The date of the Chapter of Metz, and consequently of William’s death, is not quite certain; it was probably in the spring or early summer of 1251[1273]. A few extracts from the chronicle of Eccleston (who knew him personally) will illustrate the character of the man.
He sat very long in meditation after matins, and was unwilling to attend to confessions and consultations at night, as his predecessors had done.... Above all things, he was careful to avoid the vice of suspicion. Familiarities of great persons and of women he most studiously avoided, and, with wonderful magnanimity, thought nothing of incurring the anger of the powerful for the sake of justice. He used to say that great persons entrap those familiar with them by their advice, and women with their mendacity and malice turn the heads even of the devout by their flatteries. He studied with all diligence to restore the good name of those who were defamed, provided that he thought them penitent, and to comfort the hearts of the desolate, especially of those who held offices in the Order[1274].
He represented the tendency to a less strict interpretation of the Rule in regard to money than had hitherto obtained in England, holding that—
‘the friars might in a hundred cases lawfully contract debts, and might with their own hands dispense the money of others in alms. He said further that it was right after a visitation to amuse oneself a little in order to distract the mind from what one had heard[1275].’

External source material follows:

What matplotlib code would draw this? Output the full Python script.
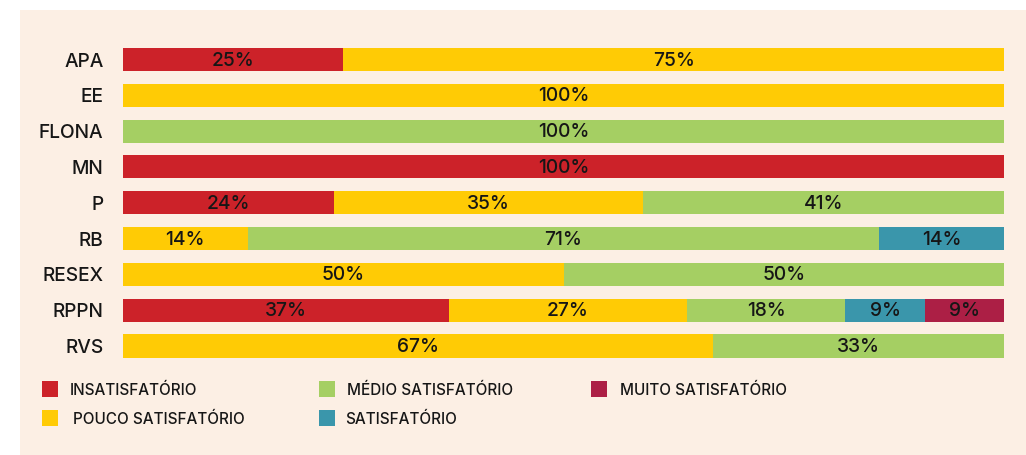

The following story may be regarded as an instance of his cynicism or knowledge of human nature:—
‘He used to narrate that St. Stephen, the founder of the Order of Grammont, placed a chest in a secret and safe place, and forbade anyone to go near it during his life. The brethren were very inquisitive, and after his death could not refrain from breaking it open, and they found only a piece of parchment with the words; Brother Stephen salutes his brethren and prays them to guard themselves from the laity. For just as you held the chest in honour, as long as you did not know what was in it, so they will hold you in honour[1276].’
That the well-known Commentary on the Gospels, called also Unum ex quatuor, or De concordia evangelistarum, by Friar William of Nottingham, was by this William, and not by his namesake, the seventeenth provincial of the English Minorites[1277], is proved by Eccleston’s words (Mon. Franc. I, p. 70)—
‘... Verba Sancti Evangelii devotissime recolebat; unde et super unum ex quatuor Clementinis (Phillipps MS. f. 80 reads Clementis) canones perutiles compilavit, et expositionem quam idem Clemens fecit complete scribi in ordine procuravit.’
The commentary was founded on the work of Clement of Langthon[1278], and the number of MSS. of it still in existence attest its popularity in the Middle Ages.